Ze mną jest tak. Święta jest to dla mnie po prostu koszmar. To właśnie obdarowywanie innych zupełnie niepotrzebnymi prezentami, łażenie na siłę po sklepach – bo gwiazdka, wyszukiwanie tych prezentów no bo x czy y musi coś dostać pod choinkę a nie może dostać x jeśli nie dostanie y itd. Nie cierpię tego i tu rozumiem Twojego męża. Jednak skoro musisz kupować te prezenty (pisałaś, że sprawia Ci to przyjemność), to namów swojego męża na wycieczkę do jakiegoś centrum handlowego i obserwuj go dyskretnie, jak reaguje na oglądane ciuchy, kosmetyki, książki czy inne gadżety. Czy okazuje szczególne zainteresowanie jakimś czymś, a jeśli to zauważysz, a będzie to w Twoim finansowym „zasięgu” – kup mu to coś i już.

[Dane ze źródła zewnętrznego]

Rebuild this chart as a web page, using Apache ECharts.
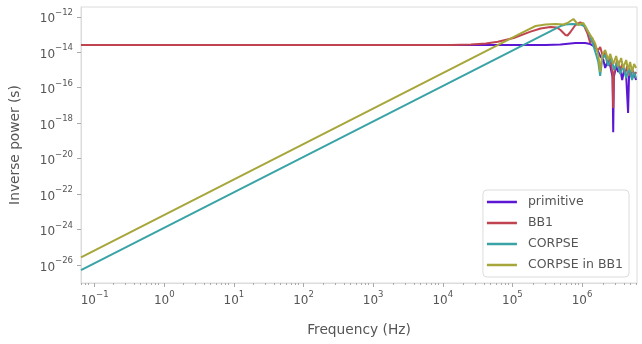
<!DOCTYPE html>
<html>
<head>
<meta charset="utf-8">
<script src="https://cdn.jsdelivr.net/npm/echarts@6/dist/echarts.min.js"></script>
<style>
  html, body { margin: 0; padding: 0; background: #fff; }
  #chart { width: 642px; height: 344px; }
</style>
</head>
<body>
<div id="chart"></div>
<script>
// Frequency (Hz) / inverse power (s) pairs for each pulse sequence
const primitive = [
  [0.0637, 2.56e-14], [3.0e5, 2.56e-14], [4.9e5, 2.7e-14], [8.0e5, 3.3e-14],
  [1.11e6, 3.3e-14], [1.31e6, 2.9e-14], [1.55e6, 1.98e-14], [1.71e6, 1.03e-14],
  [1.82e6, 6.1e-15], [2.02e6, 3.65e-15], [2.15e6, 1.29e-15], [2.30e6, 2.8e-15],
  [2.54e6, 1.67e-15], [2.74e6, 4.0e-16], [2.80e6, 3.1e-19], [2.86e6, 4.0e-16],
  [3.09e6, 1.67e-15], [3.30e6, 7.7e-16], [3.52e6, 1.29e-15], [3.77e6, 2.7e-16],
  [4.02e6, 1.0e-15], [4.30e6, 4.6e-16], [4.46e6, 4.0e-16], [4.58e6, 3.7e-18],
  [4.72e6, 4.0e-16], [4.90e6, 7.7e-16], [5.23e6, 3.5e-16], [5.58e6, 5.9e-16],
  [5.97e6, 2.7e-16]
];
const bb1 = [
  [0.0637, 2.56e-14], [1.31e4, 2.56e-14], [2.54e4, 2.7e-14], [4.15e4, 3.1e-14],
  [6.17e4, 3.9e-14], [1.04e5, 6.4e-14], [1.82e5, 1.45e-13], [2.54e5, 2.2e-13],
  [3.52e5, 2.66e-13], [4.3e5, 2.5e-13], [4.9e5, 1.8e-13], [5.77e5, 9.4e-14],
  [6.17e5, 8.8e-14], [6.81e5, 1.39e-13], [8.02e5, 3.44e-13], [9.46e5, 4.8e-13],
  [1.04e6, 3.93e-13], [1.19e6, 1.22e-13], [1.31e6, 3.3e-14], [1.40e6, 6.4e-14],
  [1.55e6, 1.73e-14], [1.71e6, 1.34e-14], [1.82e6, 1.98e-14], [2.02e6, 4.7e-15],
  [2.15e6, 1.03e-14], [2.37e6, 2.8e-15], [2.54e6, 4.7e-15], [2.74e6, 6.0e-16],
  [2.80e6, 7.1e-18], [2.86e6, 6.0e-16], [3.19e6, 3.65e-15], [3.52e6, 1.0e-15],
  [3.77e6, 2.17e-15], [4.15e6, 5.9e-16], [4.44e6, 1.67e-15], [4.90e6, 4.6e-16],
  [5.23e6, 1.29e-15], [5.58e6, 4.6e-16], [5.97e6, 7.7e-16]
];
const corpse = [
  [0.0637, 5.1e-27], [4.9e5, 3.0e-13], [5.77e5, 3.7e-13], [7.27e5, 3.93e-13],
  [9.46e5, 3.7e-13], [1.08e6, 3.03e-13], [1.23e6, 1.39e-13], [1.40e6, 3.8e-14],
  [1.60e6, 7.0e-15], [1.71e6, 2.8e-15], [1.82e6, 4.6e-16], [1.95e6, 4.7e-15],
  [2.15e6, 7.0e-15], [2.37e6, 1.67e-15], [2.62e6, 4.7e-15], [2.89e6, 1.0e-15],
  [3.19e6, 2.8e-15], [3.52e6, 5.9e-16], [3.89e6, 1.67e-15], [4.30e6, 3.5e-16],
  [4.74e6, 1.29e-15], [5.23e6, 2.7e-16], [5.58e6, 7.7e-16], [5.97e6, 3.5e-16]
];
const corpseInBb1 = [
  [0.0637, 2.68e-26], [1.5e5, 1.49e-13], [2.15e5, 3.03e-13], [2.99e5, 3.7e-13],
  [4.15e5, 3.93e-13], [5.41e5, 3.7e-13], [6.17e5, 4.47e-13], [6.81e5, 5.8e-13],
  [7.51e5, 7.5e-13], [8.02e5, 6.6e-13], [8.85e5, 3.44e-13], [9.46e5, 3.93e-13],
  [1.04e6, 4.47e-13], [1.11e6, 3.03e-13], [1.23e6, 1.39e-13], [1.40e6, 6.4e-14],
  [1.55e6, 2.9e-14], [1.71e6, 7.0e-15], [1.82e6, 7.7e-16], [1.95e6, 7.0e-15],
  [2.15e6, 1.34e-14], [2.37e6, 3.65e-15], [2.54e6, 8.0e-15], [2.80e6, 2.17e-15],
  [3.09e6, 6.1e-15], [3.30e6, 1.67e-15], [3.64e6, 4.7e-15], [3.89e6, 1.29e-15],
  [4.30e6, 3.65e-15], [4.58e6, 1.0e-15], [4.90e6, 2.8e-15], [5.23e6, 7.7e-16],
  [5.58e6, 2.17e-15], [5.97e6, 1.29e-15]
];

const seriesNames = ['primitive', 'BB1', 'CORPSE', 'CORPSE in BB1'];
const seriesColors = ['#5b17d2', '#c0444f', '#3aa3a6', '#a7a63a'];

// Axis ranges and labelled ticks
const freqMin = 0.0637, freqMax = 6.15e6;
const powerMin = 9.5e-28, powerMax = 3.57e-12;
const freqTicks = [0.1, 1, 10, 100, 1e3, 1e4, 1e5, 1e6];
const powerTicks = [1e-26, 1e-24, 1e-22, 1e-20, 1e-18, 1e-16, 1e-14, 1e-12];

// Minor ticks at 2..9 times each decade inside the frequency range
const freqMinorTicks = [];
for (let e = -2; e <= 6; e++) {
  for (let k = 2; k <= 9; k++) {
    const v = k * Math.pow(10, e);
    if (v > freqMin && v < freqMax) freqMinorTicks.push(v);
  }
}

const FONT = 'DejaVu Sans';
const TEXT = '#555';
const SPINE = '#dcdcdc';
const TICK = '#aaa';

function powLabel(v) {
  const e = Math.round(Math.log10(v));
  const s = e < 0 ? '\u2212' + (-e) : String(e);
  return '{b|10}{s|' + s + '}';
}
const labelRich = {
  b: { fontSize: 12, fontFamily: FONT, color: TEXT, verticalAlign: 'bottom', lineHeight: 17 },
  s: { fontSize: 8.5, fontFamily: FONT, color: TEXT, verticalAlign: 'top', lineHeight: 10 }
};

const gridRect = { left: 78, right: 5, top: 7, bottom: 61 };

const chart = echarts.init(document.getElementById('chart'), null, { renderer: 'canvas' });
chart.setOption({
  backgroundColor: '#fff',
  animation: false,
  grid: [
    Object.assign({ show: true, borderColor: SPINE, borderWidth: 1, backgroundColor: '#fff' }, gridRect),
    Object.assign({ show: false }, gridRect)
  ],
  xAxis: [
    {
      type: 'log', gridIndex: 0, logBase: 10, min: freqMin, max: freqMax,
      name: 'Frequency (Hz)', nameLocation: 'middle', nameGap: 40,
      nameTextStyle: { fontSize: 13.75, fontFamily: FONT, color: TEXT },
      axisLine: { lineStyle: { color: SPINE } },
      axisTick: { customValues: freqTicks, length: 4, lineStyle: { color: TICK } },
      axisLabel: { customValues: freqTicks, formatter: powLabel, rich: labelRich, margin: 7 },
      splitLine: { show: false }, minorTick: { show: false }
    },
    {
      type: 'log', gridIndex: 1, logBase: 10, min: freqMin, max: freqMax,
      axisLine: { show: false },
      axisTick: { customValues: freqMinorTicks, length: 2, lineStyle: { color: TICK } },
      axisLabel: { show: false },
      splitLine: { show: false }
    }
  ],
  yAxis: [
    {
      type: 'log', gridIndex: 0, logBase: 10, min: powerMin, max: powerMax,
      name: 'Inverse power (s)', nameLocation: 'middle', nameGap: 59,
      nameTextStyle: { fontSize: 13.75, fontFamily: FONT, color: TEXT },
      axisLine: { show: true, lineStyle: { color: SPINE } },
      axisTick: { show: true, customValues: powerTicks, length: 4, lineStyle: { color: TICK } },
      axisLabel: { customValues: powerTicks, formatter: powLabel, rich: labelRich, margin: 8 },
      splitLine: { show: false }, minorTick: { show: false }
    },
    {
      type: 'log', gridIndex: 1, logBase: 10, min: powerMin, max: powerMax, show: false
    }
  ],
  legend: {
    orient: 'vertical', right: 13, top: 190,
    backgroundColor: '#fff', borderColor: '#dcdcdc', borderWidth: 1, borderRadius: 4,
    padding: [5, 6, 5, 4], itemGap: 7, itemWidth: 30, itemHeight: 2.5, icon: 'rect',
    textStyle: { fontSize: 12.5, fontFamily: FONT, color: TEXT, lineHeight: 14, padding: [0, 0, 0, 6] },
    data: seriesNames
  },
  series: [primitive, bb1, corpse, corpseInBb1].map((d, i) => ({
    name: seriesNames[i], type: 'line', xAxisIndex: 0, yAxisIndex: 0,
    data: d, showSymbol: false, symbol: 'none',
    color: seriesColors[i],
    lineStyle: { width: 2, color: seriesColors[i] }
  }))
});
</script>
</body>
</html>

Pytasz, czy naprawdę są ludzie, którzy nie lubią dostawać prezentów? Myślę, że takich nie ma, ale są tacy (np. ja) którzy nie lubią dostawać prezentów nietrafionych. Nie cierpię być uszczęśliwiany na siłę, ale skoro tak już musi być, to korzystam z okazji i podpowiadam „swoim” co jest mi potrzebne i chętnie przyjmuję to jako prezent. Kończy mi się zapas skarpetek, kończą mi się koszule z długim rękawem, zawsze chętnie przyjmę dezodorant w mydełku Old Spice (choć go mam ale przecież za chwilę mi się on zużyje). Zawsze mile będzie widziana butelka zacnego trunku – wina czy whisky. Może te moje podpowiedzi będą również i dla Ciebie jakąś podpowiedzią? Nie wiem czy mój wywód coś Ci dał ale jeśli tak to jest to dla mnie wspaniały prezent.